(Part of a data file)
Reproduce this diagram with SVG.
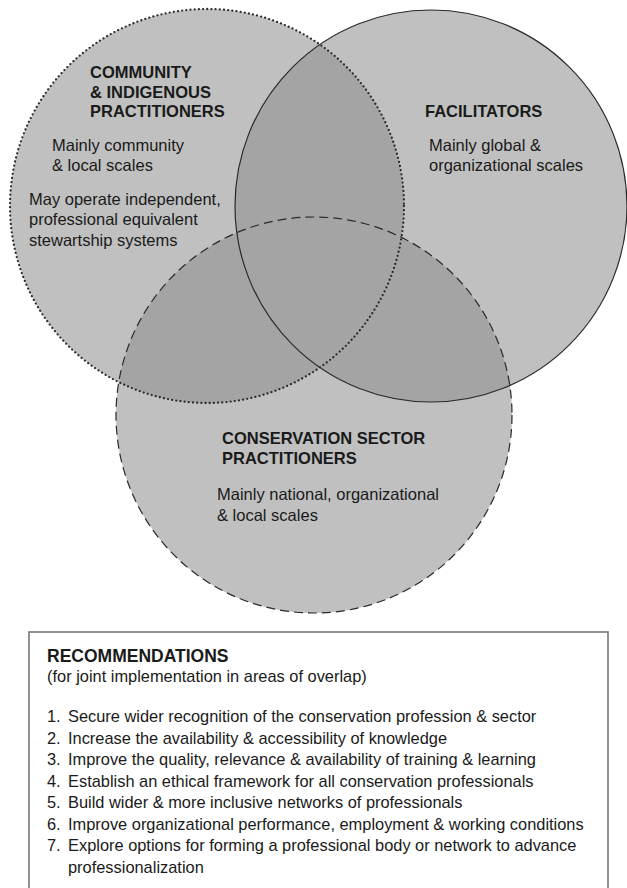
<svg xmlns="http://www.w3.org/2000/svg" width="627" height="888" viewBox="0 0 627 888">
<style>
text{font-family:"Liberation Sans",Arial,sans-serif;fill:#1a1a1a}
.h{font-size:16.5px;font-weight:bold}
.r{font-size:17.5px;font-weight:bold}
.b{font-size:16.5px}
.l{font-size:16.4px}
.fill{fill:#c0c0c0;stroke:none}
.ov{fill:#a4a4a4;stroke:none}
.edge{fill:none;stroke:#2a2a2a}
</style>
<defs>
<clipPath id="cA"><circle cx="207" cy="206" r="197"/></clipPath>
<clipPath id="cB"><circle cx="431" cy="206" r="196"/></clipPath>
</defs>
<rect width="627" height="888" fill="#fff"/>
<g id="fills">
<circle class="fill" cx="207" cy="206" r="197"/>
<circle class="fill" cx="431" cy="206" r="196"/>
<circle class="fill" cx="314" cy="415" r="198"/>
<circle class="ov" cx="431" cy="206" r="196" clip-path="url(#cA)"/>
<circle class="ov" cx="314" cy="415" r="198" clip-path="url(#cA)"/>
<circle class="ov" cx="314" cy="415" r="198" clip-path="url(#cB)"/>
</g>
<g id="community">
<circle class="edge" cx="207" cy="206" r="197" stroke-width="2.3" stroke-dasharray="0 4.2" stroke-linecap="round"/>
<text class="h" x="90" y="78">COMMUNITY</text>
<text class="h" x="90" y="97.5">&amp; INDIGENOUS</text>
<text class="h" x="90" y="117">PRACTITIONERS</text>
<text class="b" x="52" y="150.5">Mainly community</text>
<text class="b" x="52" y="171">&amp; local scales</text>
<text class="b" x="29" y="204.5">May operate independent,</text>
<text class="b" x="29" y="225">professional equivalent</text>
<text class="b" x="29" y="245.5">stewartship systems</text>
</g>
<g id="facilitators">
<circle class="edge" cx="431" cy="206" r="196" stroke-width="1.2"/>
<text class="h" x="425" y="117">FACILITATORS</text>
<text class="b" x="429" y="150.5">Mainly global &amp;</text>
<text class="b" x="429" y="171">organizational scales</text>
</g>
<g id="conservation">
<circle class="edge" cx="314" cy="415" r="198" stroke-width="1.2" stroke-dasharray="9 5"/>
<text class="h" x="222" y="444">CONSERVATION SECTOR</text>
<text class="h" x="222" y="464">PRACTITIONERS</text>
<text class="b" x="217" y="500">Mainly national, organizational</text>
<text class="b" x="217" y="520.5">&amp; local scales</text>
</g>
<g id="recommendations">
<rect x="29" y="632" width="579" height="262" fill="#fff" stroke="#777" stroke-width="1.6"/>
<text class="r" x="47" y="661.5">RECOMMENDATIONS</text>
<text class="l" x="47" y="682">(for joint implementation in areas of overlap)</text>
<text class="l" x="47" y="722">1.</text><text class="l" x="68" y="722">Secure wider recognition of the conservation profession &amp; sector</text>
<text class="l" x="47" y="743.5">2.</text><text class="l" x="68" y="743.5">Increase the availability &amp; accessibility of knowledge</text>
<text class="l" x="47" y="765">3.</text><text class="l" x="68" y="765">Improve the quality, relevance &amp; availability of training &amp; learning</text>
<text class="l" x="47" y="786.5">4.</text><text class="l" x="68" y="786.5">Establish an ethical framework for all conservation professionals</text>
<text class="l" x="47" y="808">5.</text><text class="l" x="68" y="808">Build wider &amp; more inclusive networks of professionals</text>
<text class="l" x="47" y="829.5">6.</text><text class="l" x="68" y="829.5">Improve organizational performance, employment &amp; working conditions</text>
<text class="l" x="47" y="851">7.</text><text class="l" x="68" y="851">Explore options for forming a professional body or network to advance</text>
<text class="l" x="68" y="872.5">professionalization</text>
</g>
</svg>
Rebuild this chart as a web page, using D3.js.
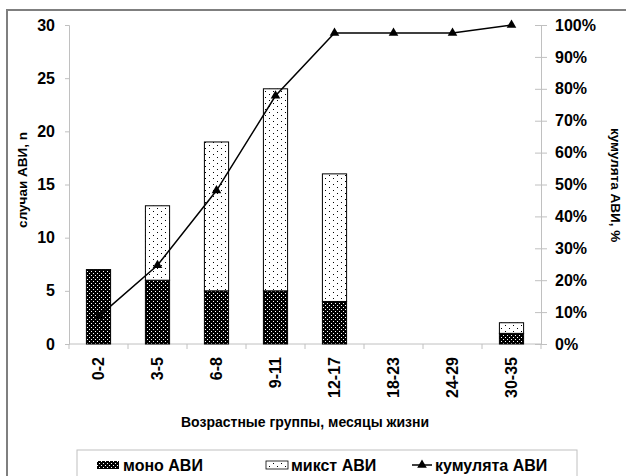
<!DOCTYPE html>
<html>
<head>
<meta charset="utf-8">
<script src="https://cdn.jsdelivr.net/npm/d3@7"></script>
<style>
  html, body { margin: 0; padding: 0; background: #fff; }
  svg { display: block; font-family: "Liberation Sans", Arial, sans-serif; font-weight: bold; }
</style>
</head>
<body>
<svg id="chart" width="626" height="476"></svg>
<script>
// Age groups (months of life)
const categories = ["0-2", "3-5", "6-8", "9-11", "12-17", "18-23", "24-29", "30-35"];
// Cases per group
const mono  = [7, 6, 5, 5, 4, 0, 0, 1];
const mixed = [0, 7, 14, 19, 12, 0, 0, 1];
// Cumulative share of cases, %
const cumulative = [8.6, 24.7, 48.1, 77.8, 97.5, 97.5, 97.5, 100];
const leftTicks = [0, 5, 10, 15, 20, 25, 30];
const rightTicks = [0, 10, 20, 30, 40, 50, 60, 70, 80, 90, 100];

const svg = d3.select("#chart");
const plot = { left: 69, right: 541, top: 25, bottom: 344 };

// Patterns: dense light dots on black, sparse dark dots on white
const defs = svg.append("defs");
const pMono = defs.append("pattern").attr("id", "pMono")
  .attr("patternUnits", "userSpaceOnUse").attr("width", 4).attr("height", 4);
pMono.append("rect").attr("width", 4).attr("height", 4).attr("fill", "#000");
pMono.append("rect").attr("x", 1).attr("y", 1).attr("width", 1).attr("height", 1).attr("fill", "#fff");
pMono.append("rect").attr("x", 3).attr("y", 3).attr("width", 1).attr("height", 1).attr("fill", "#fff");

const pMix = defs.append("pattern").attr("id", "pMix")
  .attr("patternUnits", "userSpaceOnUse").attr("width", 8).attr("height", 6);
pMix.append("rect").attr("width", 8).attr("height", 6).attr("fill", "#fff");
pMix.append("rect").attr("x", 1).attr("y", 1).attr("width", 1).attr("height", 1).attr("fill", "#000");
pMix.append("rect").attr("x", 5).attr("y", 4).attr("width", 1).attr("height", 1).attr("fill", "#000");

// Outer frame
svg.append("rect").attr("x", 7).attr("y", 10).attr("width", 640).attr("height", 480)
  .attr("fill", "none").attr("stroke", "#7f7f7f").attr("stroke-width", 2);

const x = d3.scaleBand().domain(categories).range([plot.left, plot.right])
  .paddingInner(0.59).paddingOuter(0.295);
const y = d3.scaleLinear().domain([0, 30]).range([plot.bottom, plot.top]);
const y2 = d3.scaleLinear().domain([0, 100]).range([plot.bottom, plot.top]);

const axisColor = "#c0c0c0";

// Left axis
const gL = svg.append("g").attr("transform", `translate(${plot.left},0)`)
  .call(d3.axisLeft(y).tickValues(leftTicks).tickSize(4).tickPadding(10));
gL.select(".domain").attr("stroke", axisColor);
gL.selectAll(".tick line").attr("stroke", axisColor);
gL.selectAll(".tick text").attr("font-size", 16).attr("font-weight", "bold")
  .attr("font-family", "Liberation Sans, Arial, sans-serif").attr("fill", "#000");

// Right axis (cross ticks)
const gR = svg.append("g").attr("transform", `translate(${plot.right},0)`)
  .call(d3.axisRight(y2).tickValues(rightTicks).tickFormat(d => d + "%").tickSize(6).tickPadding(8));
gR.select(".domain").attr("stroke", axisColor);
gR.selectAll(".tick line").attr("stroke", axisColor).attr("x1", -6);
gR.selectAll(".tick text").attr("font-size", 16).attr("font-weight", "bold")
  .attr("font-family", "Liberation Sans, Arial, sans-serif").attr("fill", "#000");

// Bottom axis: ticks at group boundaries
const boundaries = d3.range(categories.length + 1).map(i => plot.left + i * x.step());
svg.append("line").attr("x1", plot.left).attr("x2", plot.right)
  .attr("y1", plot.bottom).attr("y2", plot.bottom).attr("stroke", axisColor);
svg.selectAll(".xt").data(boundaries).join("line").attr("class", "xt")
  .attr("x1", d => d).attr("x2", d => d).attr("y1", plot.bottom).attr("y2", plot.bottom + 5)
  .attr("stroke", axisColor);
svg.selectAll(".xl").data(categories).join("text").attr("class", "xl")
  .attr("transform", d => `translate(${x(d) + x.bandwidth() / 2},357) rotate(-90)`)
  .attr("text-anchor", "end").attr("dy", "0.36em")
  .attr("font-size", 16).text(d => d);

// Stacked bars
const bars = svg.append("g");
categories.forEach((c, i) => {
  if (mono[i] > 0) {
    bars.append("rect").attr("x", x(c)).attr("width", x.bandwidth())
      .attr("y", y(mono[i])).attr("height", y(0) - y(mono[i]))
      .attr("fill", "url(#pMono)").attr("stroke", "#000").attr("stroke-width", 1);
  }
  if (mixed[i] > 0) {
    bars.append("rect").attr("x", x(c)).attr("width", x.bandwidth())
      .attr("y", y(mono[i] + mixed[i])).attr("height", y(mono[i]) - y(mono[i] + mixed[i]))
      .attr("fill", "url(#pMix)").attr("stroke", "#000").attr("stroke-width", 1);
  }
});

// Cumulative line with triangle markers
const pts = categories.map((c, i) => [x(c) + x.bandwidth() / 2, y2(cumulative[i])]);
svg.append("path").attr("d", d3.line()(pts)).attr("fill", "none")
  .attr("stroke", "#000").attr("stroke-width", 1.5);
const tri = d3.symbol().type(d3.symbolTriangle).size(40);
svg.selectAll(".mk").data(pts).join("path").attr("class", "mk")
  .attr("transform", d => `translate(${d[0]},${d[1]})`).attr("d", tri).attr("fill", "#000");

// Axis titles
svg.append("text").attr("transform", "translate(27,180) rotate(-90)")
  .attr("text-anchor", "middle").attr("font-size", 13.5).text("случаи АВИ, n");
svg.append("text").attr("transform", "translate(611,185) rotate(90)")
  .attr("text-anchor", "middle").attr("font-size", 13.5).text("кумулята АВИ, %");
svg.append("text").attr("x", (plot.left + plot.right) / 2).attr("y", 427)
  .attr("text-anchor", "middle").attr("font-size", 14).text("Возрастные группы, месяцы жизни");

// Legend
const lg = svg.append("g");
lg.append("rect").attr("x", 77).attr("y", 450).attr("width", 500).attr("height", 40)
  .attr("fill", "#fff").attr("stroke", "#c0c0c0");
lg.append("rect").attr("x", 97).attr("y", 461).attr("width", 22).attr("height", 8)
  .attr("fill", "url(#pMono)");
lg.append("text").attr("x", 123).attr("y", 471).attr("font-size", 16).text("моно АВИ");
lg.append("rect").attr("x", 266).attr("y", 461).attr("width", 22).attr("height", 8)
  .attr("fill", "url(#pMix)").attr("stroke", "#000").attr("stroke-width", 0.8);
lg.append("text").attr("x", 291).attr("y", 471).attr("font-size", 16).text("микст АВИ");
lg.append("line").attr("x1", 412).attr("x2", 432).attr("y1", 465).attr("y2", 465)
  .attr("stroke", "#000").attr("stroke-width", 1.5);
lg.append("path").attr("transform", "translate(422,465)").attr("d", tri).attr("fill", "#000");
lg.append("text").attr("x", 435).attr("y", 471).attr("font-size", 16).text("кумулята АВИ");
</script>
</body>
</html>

● Given problem
Which lines contain the word "with"? Return each of them.

● Task output
Reproduce this diagram with SVG.
// Cumulative line with triangle markers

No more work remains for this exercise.